I wasn't desperate to recreate the exact shape of the Zara bag, it was more the combining of the corduroys that was inspiring me. Therefore, my main criteria when selecting a pattern was that it could be cut from different pieces of fabric easily enough. In the end, I used the Sarah Kirsten Raspberry Rucksack pattern that I made previously three years ago. It worked because all the pattern pieces could be cut from the different fabrics, and I already owned it! Which was another plus because I'm still challenging myself as part of Last Sewist Standing, so wouldn't have to wait to get this project underway until I could buy a pattern. In this vein, I realised that I could also harvest the zips and hardware from my now-dead previous version. I'm glad I hadn't got round to chucking it out yet!

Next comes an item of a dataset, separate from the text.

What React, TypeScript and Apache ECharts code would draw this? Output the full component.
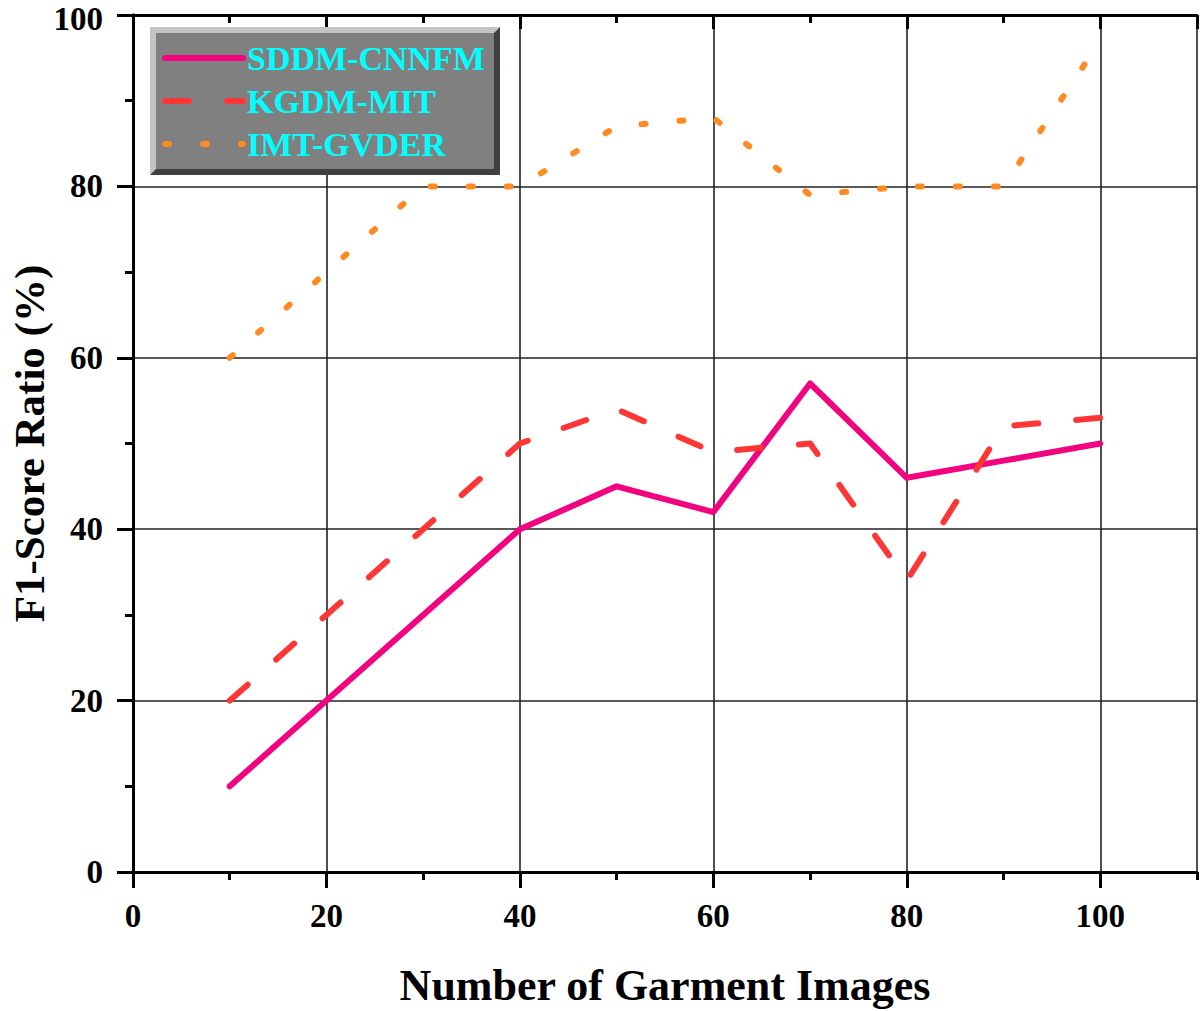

Using the pattern, fabric and zips already in my possession meant I could get cracking straight away. However, for a while I was thinking that I would have to wait until my self-imposed buying ban came to an end to buy some webbing for the straps to be able to finish it off. But then I realised that I never actually liked the webbing straps that the pattern specifies. Amy from Craft and Thrift came to the same conclusion when making her versions. So I had a play around and realised I could cut the straps from the corduroy as well, as long as I made them slightly shorter. Pushing the corduroy straps through the sliders was NOT easy, and I'm not sure how these straps will hold up over time, but they feel good at the moment. 




Conclusion:

I gave this bag a finishing touch with the Handmade label by Little Rosy Cheeks, also from my Fabric Godmother advent calendar. You have no idea how satisfying it was to put this project together using only stuff I already owned. And I've been really enjoying using it every day since. It's a great size for my day-to-day requirements, and feels really comfy to wear.